Over much of the next decade, Maryland and Virginia will have fewer public high school graduates, but more of them will come from minority communities, according to a report issued yesterday.

The District, however, is expected to have a 50 percent increase in high school graduates from 2004-05 to 2010-11, before experiencing a six-year, 26 percent decline.

The projections are in the seventh edition of "Knocking at the College Door: Projections of High School Graduates by State and Race/Ethnicity, 1992-2022," released by the Western Interstate Commission for Higher Education.

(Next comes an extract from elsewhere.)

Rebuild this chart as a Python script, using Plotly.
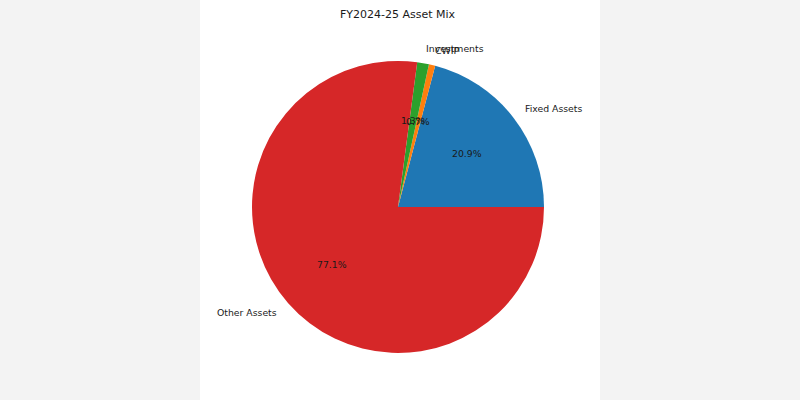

The report is considered the most comprehensive national look at demographic projections of high school graduates.

According to the report, this spring's graduating class of students in public and non-public schools will be the largest in U.S. history -- 3.34 million -- but it will mark the end of an era of growth.

Since 1994, the number of high school graduates nationwide has grown by about 36 percent, but a small decline is predicted until about 2015, the report says. By 2021-22, the number of graduates will have grown by almost 9 percent from 2004-05.

Seventeen states, including Maryland, will experience changes in the number of high school graduates, from a loss of 5 percent to an increase of 5 percent, from 2005-06 through 2021-22.

Maryland, which had a growth of 36 percent in public high school graduates from 1991-92 to 2004-05, will have a peak of 58,484 graduates this spring but a drop of almost 15 percent by 2016-17. A return to the 2004-05 peak is expected by 2021-22.

By 2014-15, non-Hispanic white students will account for about 45 percent of public high school graduates in Maryland, down from 62 percent in 1994-95. A 146 percent jump in Hispanic students is projected during the decade starting in 2004-2005, and the number of non-Hispanic black graduates will increase by a little more than 1 percent.

Five states, including Virginia, will experience increases of 5 to 10 percent from 2005-06 through 2021-22.

Virginia will have a peak this year of 81,000 public high school graduates and then a dip of 4 percent by 2014-15. By then, non-Hispanic white students will account for almost 58 percent of all public high school graduates in the state, down from almost 72 percent in 1994-95.

A 130 percent jump in Hispanic public high school graduates is projected in Virginia during the decade that began in 2004-05. An overall recovery is projected by 2021-22, to 88,000 graduates.